Des e-mails et des doutes: ce que révèlent les derniers jours de Samuel Paty
Le journal Le Monde révèle les mails que se sont échangés Samuel Paty et ses collègues juste avant son assassinat. Des courriers qui montrent le désarroi du professeur d’histoire de Conflans saint Honorine.
On y apprend, les doutes du professeur Paty dans les jours qui ont précédés son assassinat. C’est une boucle de mail comme il en existe dans tous les établissements scolaires. Les échanges commencent le 8 octobre, deux jours après le fameux cours ou une caricature de Mahomet a été montrée à des élèves de quatrième. La principale informe les professeurs que les choses sont en train de mal tourner.
Elle écrit : “la situation relative à votre cours sur la liberté de la presse s’est aggravée aujourd’hui. Un individu a menacé de faire venir des musulmans devant le collège et d’alerter la presse”.
Dans sa réponse Samuel Paty, semble désabusé. Il écrit: “l’absurdité de la situation tourne au comique”. Et il s'étonne: “C’est d’autant plus affligeant que cela provient d’une famille dont l’enfant n’a pas assisté à mon cours. Cela devient une rumeur malfaisante”.
Dans ces messages, Samuel Paty indique qu’il pense renoncer à l’avenir à son cours sur la liberté d'expression et les caricatures. Il écrit sans doute ironiquement: “L’année prochaine je travaillerai sur la censure d’internet en Chine”. Sous-entendu, je ne prendrai plus de risque. Il ajoute: “Je ne ferai plus de séquences sur ce thème, je choisirai une autre liberté comme objet de séquence”.
À ce stade, ce qui fait débat dans le collège, ce n’est pas d’avoir montré les caricatures, c’est d’avoir proposé aux élèves musulmans de sortir de la classe pour ne pas être choqué.
Le vendredi 9 octobre, la principale explique ce qui s’est passé. Dans le but de protéger les enfants, Samuel Paty leur a proposé de sortir quelques minutes ou de détourner le regard quelques secondes. Mais elle ajoute: “Sans vouloir froisser qui que ce soit, il a tout de même froissé”.
Et la principale poursuit: “Monsieur Paty a tout de suite reconnu sa maladresse. Il a vécu une semaine difficile, il est important qu’il puisse compter sur chacun d’entre nous”.
Deux enseignants, pourtant, vont se montrer très critiques
Pendant le week-end, le débat se poursuit par mail entre enseignants. Une professeure expérimentée écrit: “Je ne soutiens pas notre collègue. Il a mis en danger la communauté éducative”. Un autre prof ajoute: “on ne met pas des élèves dehors parce qu’il pratique telle ou telle religion. Mon éthique m’interdit de me rendre complice de ce genre de chose”.

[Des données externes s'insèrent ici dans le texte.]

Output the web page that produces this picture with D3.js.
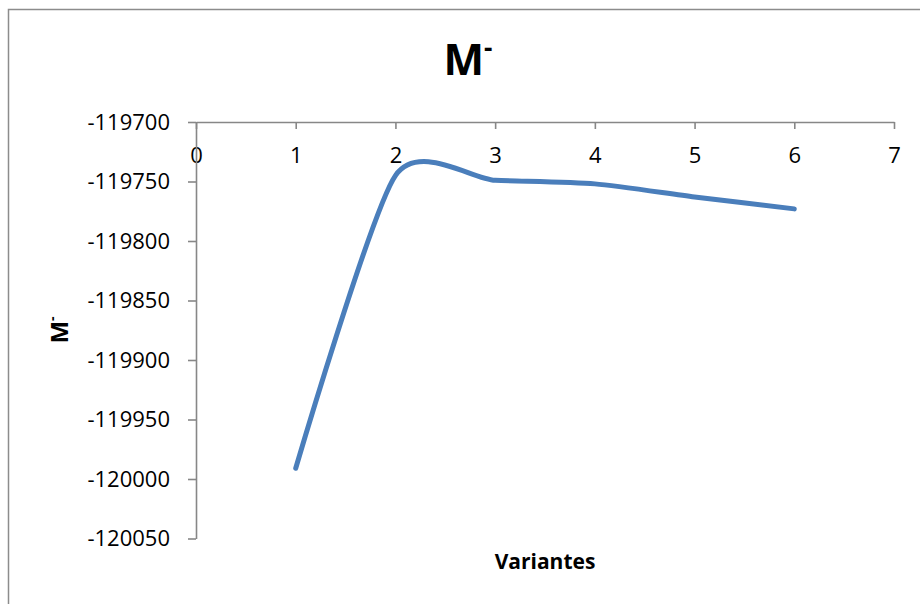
<!DOCTYPE html>
<html>
<head>
<meta charset="utf-8">
<script src="https://cdn.jsdelivr.net/npm/d3@7"></script>
<style>
  html, body { margin: 0; padding: 0; background: #fff; }
  svg { display: block; }
  text { font-family: "Open Sans", "DejaVu Sans", sans-serif; fill: #000; }
</style>
</head>
<body>
<svg id="chart" width="920" height="604"></svg>
<script>
// Variants on the x axis and the M- moment value for each one
const variantes = [1, 2, 3, 4, 5, 6];
const mMinus = [-119991, -119745, -119749, -119752, -119763, -119773];
const xTicks = [0, 1, 2, 3, 4, 5, 6, 7];
const yTicks = [-119700, -119750, -119800, -119850, -119900, -119950, -120000, -120050];

const svg = d3.select("#chart");
const axisColor = "#878787";

// outer chart frame (only the top and left edges fall inside the view)
svg.append("rect")
  .attr("x", 8.5).attr("y", 9.5)
  .attr("width", 960).attr("height", 640)
  .attr("fill", "none")
  .attr("stroke", "#8c8c8c")
  .attr("stroke-width", 1.5);

const x = d3.scaleLinear().domain([0, 7]).range([196, 894]);
const y = d3.scaleLinear().domain([-119700, -120050]).range([122, 538.5]);

// horizontal axis sits at the top value of the vertical scale
const xAxis = svg.append("g")
  .attr("transform", `translate(0,${y(-119700)})`)
  .call(d3.axisBottom(x).tickValues(xTicks).tickSize(7).tickSizeOuter(0).tickFormat(d3.format("d")));
xAxis.select(".domain").attr("stroke", axisColor).attr("stroke-width", 1.6);
xAxis.selectAll(".tick line").attr("stroke", axisColor).attr("stroke-width", 1.6);
xAxis.selectAll(".tick text")
  .attr("y", 0).attr("dy", null)
  .attr("transform", "translate(0,41)")
  .attr("font-size", 22)
  .attr("font-family", "'Open Sans', sans-serif")
  .attr("fill", "#000");

const yAxis = svg.append("g")
  .attr("transform", `translate(${x(0)},0)`)
  .call(d3.axisLeft(y).tickValues(yTicks).tickSize(8).tickSizeOuter(0).tickFormat(d3.format("d")));
yAxis.select(".domain").attr("stroke", axisColor).attr("stroke-width", 1.6);
yAxis.selectAll(".tick line").attr("stroke", axisColor).attr("stroke-width", 1.6);
yAxis.selectAll(".tick text")
  .attr("x", -26)
  .attr("font-size", 22)
  .attr("font-family", "'Open Sans', sans-serif")
  .attr("fill", "#000")
  .text(d => d3.format("d")(d).replace("\u2212", "-"));

// smoothed series line
const line = d3.line()
  .x((d, i) => x(variantes[i]))
  .y(d => y(d))
  .curve(d3.curveCardinal.tension(0.3));

svg.append("path")
  .datum(mMinus)
  .attr("d", line)
  .attr("fill", "none")
  .attr("stroke", "#4a7ebb")
  .attr("stroke-width", 5)
  .attr("stroke-linecap", "round")
  .attr("stroke-linejoin", "round");

// chart title
const title = svg.append("text")
  .attr("x", 468).attr("y", 75)
  .attr("text-anchor", "middle")
  .attr("font-size", 43)
  .attr("font-weight", "bold");
title.append("tspan").text("M");
title.append("tspan").attr("font-size", 26).attr("dy", -18).text("-");

// axis titles
svg.append("text")
  .attr("x", 545).attr("y", 569)
  .attr("text-anchor", "middle")
  .attr("font-size", 21)
  .attr("font-weight", "bold")
  .text("Variantes");

const yTitle = svg.append("text")
  .attr("transform", "translate(68,330) rotate(-90)")
  .attr("text-anchor", "middle")
  .attr("font-size", 24)
  .attr("font-weight", "bold");
yTitle.append("tspan").text("M");
yTitle.append("tspan").attr("font-size", 14).attr("dy", -11).text("-");
</script>
</body>
</html>
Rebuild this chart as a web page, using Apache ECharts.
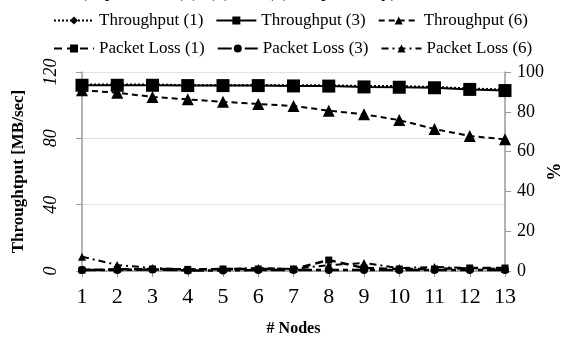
<!DOCTYPE html>
<html>
<head>
<meta charset="utf-8">
<script src="https://cdn.jsdelivr.net/npm/echarts@6/dist/echarts.min.js"></script>
<style>
  html, body { margin: 0; padding: 0; background: #fff; }
  #chart { width: 566px; height: 339px; }
</style>
</head>
<body>
<div id="chart"></div>
<script>
const nodes = ['1', '2', '3', '4', '5', '6', '7', '8', '9', '10', '11', '12', '13'];

const throughput1 = [112.5, 112.5, 112.5, 112, 112, 112, 112, 112, 111.5, 111.5, 111, 110, 109.5];
const throughput3 = [112, 112, 112, 111.8, 111.8, 111.8, 111.6, 111.5, 111, 110.8, 110.5, 109.5, 108.8];
const throughput6 = [109, 107.5, 105, 103.5, 102, 100.7, 99.5, 96.7, 94.5, 91, 85.6, 81.4, 79.4];

const packetLoss1 = [0.5, 0.8, 1, 0.8, 1, 1, 1, 5.5, 1.5, 1, 1, 1.5, 1.5];
const packetLoss3 = [0.5, 0.5, 0.8, 0.3, 0.3, 0.5, 0.5, 0.5, 0.5, 0.5, 0.5, 0.5, 0.5];
const packetLoss6 = [7.2, 3, 1.5, 0.8, 1, 1.5, 1, 3, 4, 1.5, 2, 1.5, 1];

const serif = '"Liberation Serif", "DejaVu Serif", serif';

const chart = echarts.init(document.getElementById('chart'));

const base = {
    type: 'line',
    color: '#000',
    animation: false,
    itemStyle: { color: '#000' }
};

const legendText = { fontFamily: serif, fontSize: 17, color: '#000' };

chart.setOption({
    textStyle: { fontFamily: serif, color: '#000' },
    graphic: [{
        type: 'text',
        left: 62,
        top: -17,
        style: {
            text: 'rs (depicted as (1), (3) and (6), respectively).',
            font: '19px ' + serif,
            fill: '#000'
        }
    }],
    legend: [
        {
            data: ['Throughput (1)', 'Throughput (3)', 'Throughput (6)'],
            left: 48,
            top: 7,
            itemWidth: 40,
            itemHeight: 10,
            itemGap: 12,
            textStyle: legendText
        },
        {
            data: ['Packet Loss (1)', 'Packet Loss (3)', 'Packet Loss (6)'],
            left: 48,
            top: 35,
            itemWidth: 40,
            itemHeight: 10,
            itemGap: 12,
            textStyle: legendText
        }
    ],
    grid: { left: 82, right: 61, top: 72, bottom: 68, containLabel: false, outerBoundsMode: 'none' },
    xAxis: {
        type: 'category',
        data: nodes,
        boundaryGap: false,
        name: '# Nodes',
        nameLocation: 'middle',
        nameGap: 50,
        nameTextStyle: { fontFamily: serif, fontSize: 16, fontWeight: 'bold', color: '#000' },
        axisLine: { lineStyle: { color: '#999', width: 1.5 } },
        axisTick: { alignWithLabel: true, length: 6, lineStyle: { color: '#999' } },
        axisLabel: { fontFamily: serif, fontSize: 22, color: '#000', margin: 15 },
        splitLine: { show: false }
    },
    yAxis: [
        {
            type: 'value',
            min: 0,
            max: 120,
            interval: 40,
            name: 'Throughtput [MB/sec]',
            nameLocation: 'middle',
            nameGap: 55,
            nameMoveOverlap: false,
            nameTextStyle: { fontFamily: serif, fontSize: 17, fontWeight: 'bold', color: '#000' },
            axisLine: { show: true, lineStyle: { color: '#999', width: 1.5 } },
            axisTick: { show: true, length: 6, lineStyle: { color: '#999' } },
            axisLabel: { fontFamily: serif, fontSize: 18, fontStyle: 'italic', color: '#000', rotate: 90, margin: 22 },
            splitLine: { lineStyle: { color: '#e2e2e2' } }
        },
        {
            type: 'value',
            min: 0,
            max: 100,
            interval: 20,
            name: '%',
            nameLocation: 'middle',
            nameGap: 38,
            nameMoveOverlap: false,
            nameRotate: -90,
            nameTextStyle: { fontFamily: serif, fontSize: 18, fontWeight: 'bold', color: '#000' },
            axisLine: { show: true, lineStyle: { color: '#999', width: 1.5 } },
            axisTick: { show: true, length: 6, lineStyle: { color: '#999' } },
            axisLabel: { fontFamily: serif, fontSize: 18, color: '#000', margin: 12 },
            splitLine: { show: false }
        }
    ],
    series: [
        {
            ...base,
            name: 'Throughput (1)',
            yAxisIndex: 0,
            data: throughput1,
            symbol: 'diamond',
            symbolSize: 8,
            lineStyle: { color: '#000', width: 2, type: [2, 2] }
        },
        {
            ...base,
            name: 'Throughput (3)',
            yAxisIndex: 0,
            data: throughput3,
            symbol: 'rect',
            symbolSize: 13,
            lineStyle: { color: '#000', width: 2, type: 'solid' }
        },
        {
            ...base,
            name: 'Throughput (6)',
            yAxisIndex: 0,
            data: throughput6,
            symbol: 'triangle',
            symbolSize: 12,
            lineStyle: { color: '#000', width: 2, type: [6, 4] }
        },
        {
            ...base,
            name: 'Packet Loss (1)',
            yAxisIndex: 1,
            data: packetLoss1,
            symbol: 'rect',
            symbolSize: 7,
            lineStyle: { color: '#000', width: 2.5, type: [8, 5] }
        },
        {
            ...base,
            name: 'Packet Loss (3)',
            yAxisIndex: 1,
            data: packetLoss3,
            symbol: 'circle',
            symbolSize: 8,
            lineStyle: { color: '#000', width: 2.5, type: [14, 4, 5, 4] }
        },
        {
            ...base,
            name: 'Packet Loss (6)',
            yAxisIndex: 1,
            data: packetLoss6,
            symbol: 'triangle',
            symbolSize: 8,
            lineStyle: { color: '#000', width: 2, type: [7, 4, 2, 4] }
        }
    ]
});
</script>
</body>
</html>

Alors comment Samuel Paty a-t-il réagi à ces critiques ? Très mal, surtout à ce dernier message. Il indique qu’il va faire constater ces propos par un huissier. Pour servir de preuve au cas où. Cela relève une ambiance très tendue. Et puis par un long message à ses collègues posté le dimanche soir à 22 heures. Samuel Paty revient sur les faits. Il admet avoir montré une caricature “trash” pendant quelques secondes et confirme qu'il a proposé de sortir aux élèves que cela aurait pu choquer. Pas seulement aux élèves musulmans.
Il affirme avoir n’avoir rien fait d'interdit, mais il apparaît qu’il n’est pas sûr de lui. “J’avoue cependant que c’est confus et très maladroit”, explique-t-il. Il précise s'être excusé auprès d’une mère d'élève par téléphone. Il ajoute. “J'aurais dû éviter une erreur humaine.”
C’est le plus touchant dans ces mails révélés par Le Monde. Ils nous apprennent que cinq jours avant sa mort, Samuel Paty doutait.
En revanche, Samuel Paty était bien conscient qu’il faisait l’objet d’une cabale
Toujours dans ces échanges avec ses collègues, il leur explique: “Il y a une élève qui a raconté n’importe quoi à son père sur le cours, sans y avoir assisté. Son père semble d’opinion radicale”.
Samuel Paty précise que le parent d'élève a porté plainte contre lui et le met en cause dans une vidéo. Mais le collège et lui ont aussi porté plainte.
Dans la semaine qui suit, il y peu de mails échangés, si ce n’est des messages de soutien des profs à Samuel Paty, l’affaire semble se calmer. Mais le vendredi, la principale envoie un dernier mail intitulé : “terrible nouvelle”. Le prof a été décapité.